Mais tous ces intellectuels ne possèdent aucun « capital symbolique » : savoir résoudre des équations intégrales n’est pas plus un capital que savoir réparer une chaudière ! Encore, ils restent des classes subalternes. Les créateurs ne possèdent des droits sur leurs œuvres que depuis en gros l’avènement de la bourgeoisie qui a progressivement codifié la propriété intellectuelle, car il existe un problème spécifique avec les produits de l’activité intellectuelle : ils sont partageables aisément sans que cela coûte un seul euro. N’importe qui peut vendre les éditer et vendre les livres d’un auteur sans rien à l’auteur… si l’auteur est mort depuis 70 ans en France. Les brevets tombent dans le domaine public après 30 ans. Même protégée, la propriété intellectuelle n’est pas un capital, parce qu’elle ne peut jamais circuler comme capital. Si on veut la ramener à une catégorie économique connue, la rente serait le plus proche de la propriété intellectuelle.

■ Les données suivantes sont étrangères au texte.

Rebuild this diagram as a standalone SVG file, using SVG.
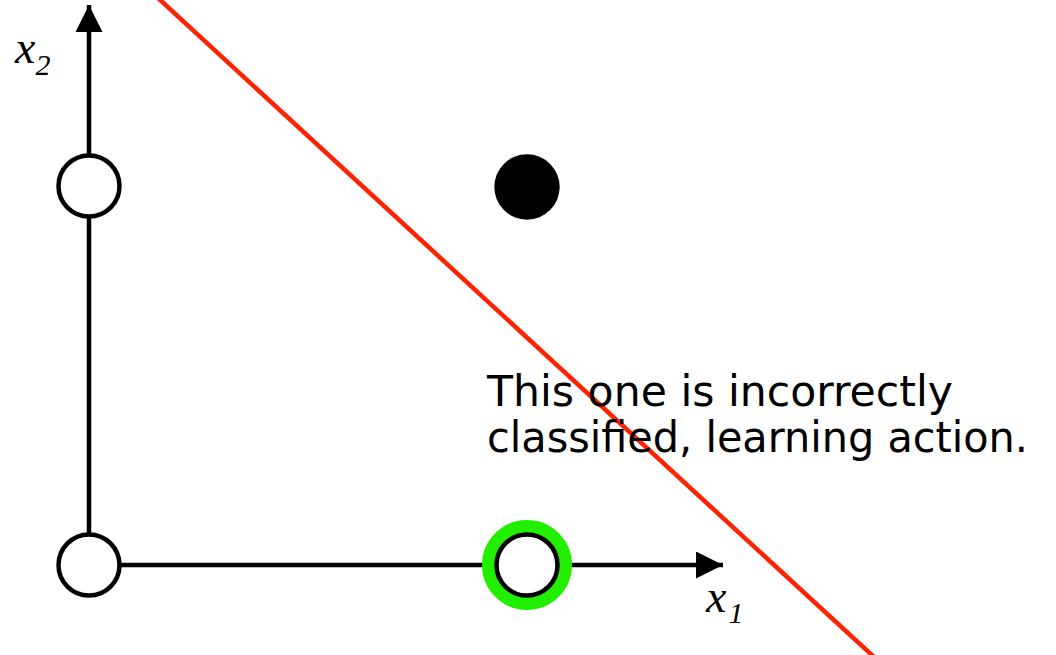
<svg xmlns="http://www.w3.org/2000/svg" width="1056" height="655" viewBox="0 0 1056 655">
<style>
.ax{stroke:#000;stroke-width:4.5;fill:none}
.open{fill:#fff;stroke:#000;stroke-width:4.5}
.lbl{font-family:"Liberation Serif",serif;font-style:italic;fill:#000}
.note{font-family:"DejaVu Sans",Verdana,sans-serif;font-size:43px;fill:#000}
</style>
<defs>
<marker id="ah" viewBox="0 0 6 6" refX="6" refY="3" markerWidth="6" markerHeight="6" markerUnits="strokeWidth" orient="auto">
<path d="M0,0 L6,3 L0,6 z" fill="#000"/>
</marker>
</defs>
<g id="connectors">
<line class="ax" x1="89" y1="565" x2="89" y2="5" marker-end="url(#ah)"/>
<line class="ax" x1="89" y1="565" x2="723" y2="565" marker-end="url(#ah)"/>
<line x1="158" y1="-2" x2="874" y2="657" stroke="#ff2200" stroke-width="4.5"/>
</g>
<g id="n1"><circle class="open" cx="89" cy="186" r="30.5"/></g>
<g id="n2"><circle class="open" cx="89" cy="565" r="30.5"/></g>
<g id="n3"><circle cx="527" cy="565" r="38.5" fill="none" stroke="#22ee00" stroke-width="13"/><circle class="open" cx="527" cy="565" r="30.5"/></g>
<g id="n4"><circle cx="527" cy="187" r="32.7" fill="#000"/></g>
<text class="lbl" x="15" y="63" font-size="46">x<tspan font-size="30" dy="12">2</tspan></text>
<text class="lbl" x="706" y="612" font-size="46">x<tspan font-size="30" dy="11" dx="2">1</tspan></text>
<text class="note" x="487" y="406" textLength="466" lengthAdjust="spacingAndGlyphs">This one is incorrectly</text>
<text class="note" x="487" y="452" textLength="541" lengthAdjust="spacingAndGlyphs">classified, learning action.</text>
</svg>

Dans une société socialiste, on devrait progressivement sinon abolir du moins réduire considérablement la division entre travail manuel et travail intellectuel. Un système de coopératives permet aux travailleurs du rang de tout participer, à parts égales, au travail de direction du procès de production et de définition des orientations stratégiques. En second lieu, une instruction polytechnique, comme celle que Marx appelait de ses vœux, permettrait aussi de réduire sérieusement cette division. Enseigner la philosophie aux futurs plombiers serait aussi indispensable qu’enseigner des rudiments de plomberie ou d’électricité aux futurs philosophes ! Le maoïsme en a discrédité l’idée, mais la participation régulière des intellectuels à des activités manuelles ne pourrait avoir que de bons effets. Ne serait-ce que rappeler à ceux qui l’ont oublié ou apprendre à ceux qui ne le savent pas combien le travail manuel peut être fatigant et dangereux. Ne serait-ce pour rester en contact avec la résistance du réel qui ne se laisse pas manipuler par le télétravail.